■ DATASET CONTENT ■
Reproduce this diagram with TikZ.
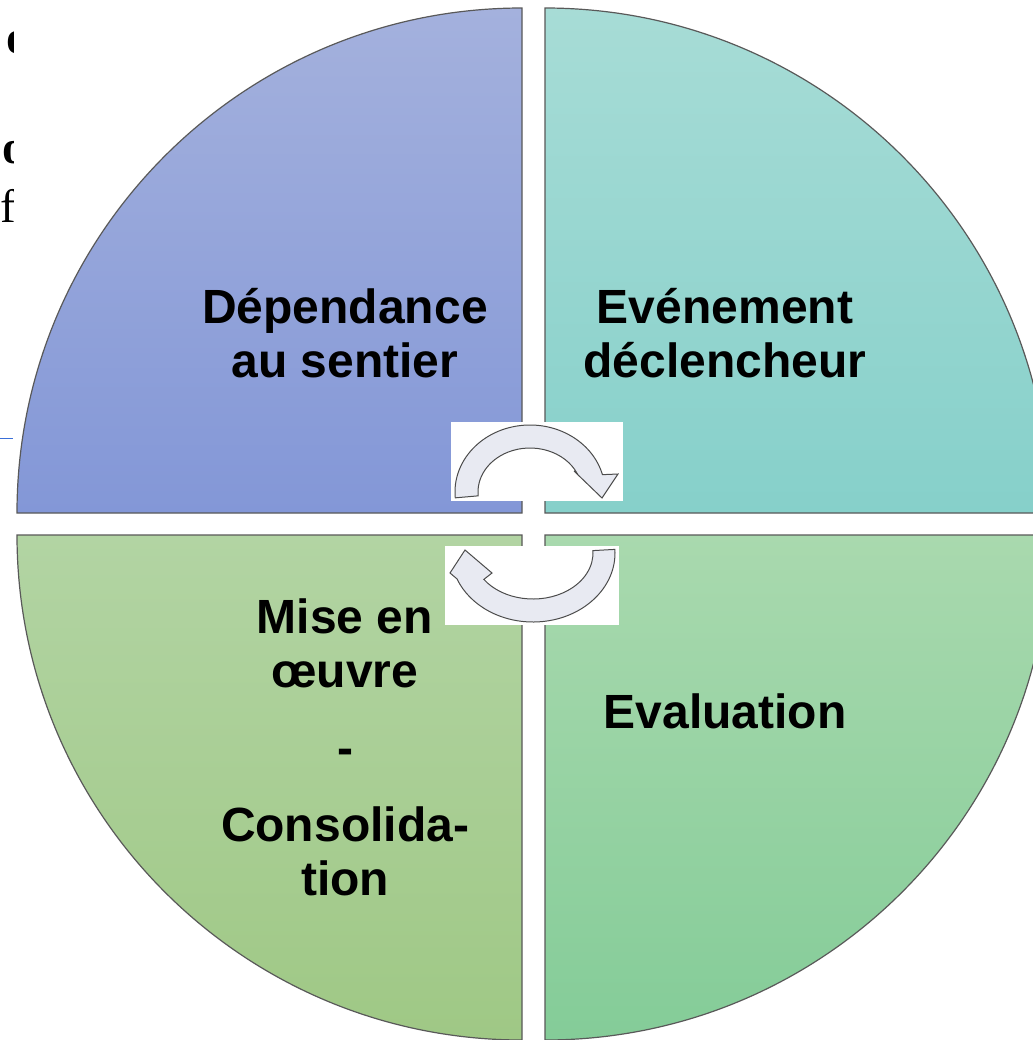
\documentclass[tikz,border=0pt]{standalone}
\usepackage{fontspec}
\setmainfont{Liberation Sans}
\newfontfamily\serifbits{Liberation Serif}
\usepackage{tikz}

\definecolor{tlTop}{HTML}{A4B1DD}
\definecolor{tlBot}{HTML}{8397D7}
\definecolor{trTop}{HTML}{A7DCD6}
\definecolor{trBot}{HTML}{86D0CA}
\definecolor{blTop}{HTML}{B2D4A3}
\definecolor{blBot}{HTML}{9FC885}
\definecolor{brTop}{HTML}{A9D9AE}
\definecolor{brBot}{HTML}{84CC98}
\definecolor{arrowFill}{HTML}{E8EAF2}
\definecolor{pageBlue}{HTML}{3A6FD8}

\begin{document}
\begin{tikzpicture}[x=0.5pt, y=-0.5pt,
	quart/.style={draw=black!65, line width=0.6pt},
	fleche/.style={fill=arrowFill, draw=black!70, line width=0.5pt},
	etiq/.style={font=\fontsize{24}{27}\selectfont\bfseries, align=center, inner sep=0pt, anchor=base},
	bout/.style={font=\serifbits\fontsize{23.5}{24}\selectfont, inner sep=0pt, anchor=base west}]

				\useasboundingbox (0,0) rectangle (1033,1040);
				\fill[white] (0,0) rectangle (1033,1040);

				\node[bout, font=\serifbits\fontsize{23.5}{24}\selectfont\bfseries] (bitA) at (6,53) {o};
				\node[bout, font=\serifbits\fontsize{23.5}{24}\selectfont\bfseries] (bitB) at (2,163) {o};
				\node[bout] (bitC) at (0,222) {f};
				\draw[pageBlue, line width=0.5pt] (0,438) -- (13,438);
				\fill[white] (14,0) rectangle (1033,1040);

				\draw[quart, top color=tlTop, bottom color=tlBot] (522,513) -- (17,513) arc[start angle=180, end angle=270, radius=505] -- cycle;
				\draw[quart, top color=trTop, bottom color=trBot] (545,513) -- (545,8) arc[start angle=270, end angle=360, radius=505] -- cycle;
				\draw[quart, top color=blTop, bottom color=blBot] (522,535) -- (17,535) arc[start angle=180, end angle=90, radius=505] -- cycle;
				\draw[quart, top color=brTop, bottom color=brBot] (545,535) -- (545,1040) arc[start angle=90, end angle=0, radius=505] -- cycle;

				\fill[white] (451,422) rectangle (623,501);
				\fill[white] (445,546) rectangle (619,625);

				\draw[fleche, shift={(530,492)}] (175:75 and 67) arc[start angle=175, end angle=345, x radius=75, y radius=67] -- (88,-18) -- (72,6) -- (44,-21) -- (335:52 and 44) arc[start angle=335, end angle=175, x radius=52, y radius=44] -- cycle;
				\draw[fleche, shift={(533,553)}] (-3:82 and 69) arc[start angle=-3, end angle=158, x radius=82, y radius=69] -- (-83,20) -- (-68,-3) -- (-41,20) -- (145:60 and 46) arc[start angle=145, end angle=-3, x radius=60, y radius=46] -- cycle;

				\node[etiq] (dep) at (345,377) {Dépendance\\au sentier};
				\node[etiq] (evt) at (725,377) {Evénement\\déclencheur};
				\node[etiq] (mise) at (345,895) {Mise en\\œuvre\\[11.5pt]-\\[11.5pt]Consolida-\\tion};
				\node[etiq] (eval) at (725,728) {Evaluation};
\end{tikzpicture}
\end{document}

■ EXERCISE REQUIREMENTS ■
Without the pictures, retype the whole of the material above exactly.

■ ANSWER TO THE EXERCISE ■
Reproduce this diagram with TikZ.
\documentclass[tikz,border=0pt]{standalone}
\usepackage{fontspec}
\setmainfont{Liberation Sans}
\newfontfamily\serifbits{Liberation Serif}
\usepackage{tikz}

\definecolor{tlTop}{HTML}{A4B1DD}
\definecolor{tlBot}{HTML}{8397D7}
\definecolor{trTop}{HTML}{A7DCD6}
\definecolor{trBot}{HTML}{86D0CA}
\definecolor{blTop}{HTML}{B2D4A3}
\definecolor{blBot}{HTML}{9FC885}
\definecolor{brTop}{HTML}{A9D9AE}
\definecolor{brBot}{HTML}{84CC98}
\definecolor{arrowFill}{HTML}{E8EAF2}
\definecolor{pageBlue}{HTML}{3A6FD8}

\begin{document}
\begin{tikzpicture}[x=0.5pt, y=-0.5pt,
	quart/.style={draw=black!65, line width=0.6pt},
	fleche/.style={fill=arrowFill, draw=black!70, line width=0.5pt},
	etiq/.style={font=\fontsize{24}{27}\selectfont\bfseries, align=center, inner sep=0pt, anchor=base},
	bout/.style={font=\serifbits\fontsize{23.5}{24}\selectfont, inner sep=0pt, anchor=base west}]

				\useasboundingbox (0,0) rectangle (1033,1040);
				\fill[white] (0,0) rectangle (1033,1040);

				\node[bout, font=\serifbits\fontsize{23.5}{24}\selectfont\bfseries] (bitA) at (6,53) {o};
				\node[bout, font=\serifbits\fontsize{23.5}{24}\selectfont\bfseries] (bitB) at (2,163) {o};
				\node[bout] (bitC) at (0,222) {f};
				\draw[pageBlue, line width=0.5pt] (0,438) -- (13,438);
				\fill[white] (14,0) rectangle (1033,1040);

				\draw[quart, top color=tlTop, bottom color=tlBot] (522,513) -- (17,513) arc[start angle=180, end angle=270, radius=505] -- cycle;
				\draw[quart, top color=trTop, bottom color=trBot] (545,513) -- (545,8) arc[start angle=270, end angle=360, radius=505] -- cycle;
				\draw[quart, top color=blTop, bottom color=blBot] (522,535) -- (17,535) arc[start angle=180, end angle=90, radius=505] -- cycle;
				\draw[quart, top color=brTop, bottom color=brBot] (545,535) -- (545,1040) arc[start angle=90, end angle=0, radius=505] -- cycle;

				\fill[white] (451,422) rectangle (623,501);
				\fill[white] (445,546) rectangle (619,625);

				\draw[fleche, shift={(530,492)}] (175:75 and 67) arc[start angle=175, end angle=345, x radius=75, y radius=67] -- (88,-18) -- (72,6) -- (44,-21) -- (335:52 and 44) arc[start angle=335, end angle=175, x radius=52, y radius=44] -- cycle;
				\draw[fleche, shift={(533,553)}] (-3:82 and 69) arc[start angle=-3, end angle=158, x radius=82, y radius=69] -- (-83,20) -- (-68,-3) -- (-41,20) -- (145:60 and 46) arc[start angle=145, end angle=-3, x radius=60, y radius=46] -- cycle;

				\node[etiq] (dep) at (345,377) {Dépendance\\au sentier};
				\node[etiq] (evt) at (725,377) {Evénement\\déclencheur};
				\node[etiq] (mise) at (345,895) {Mise en\\œuvre\\[11.5pt]-\\[11.5pt]Consolida-\\tion};
				\node[etiq] (eval) at (725,728) {Evaluation};
\end{tikzpicture}
\end{document}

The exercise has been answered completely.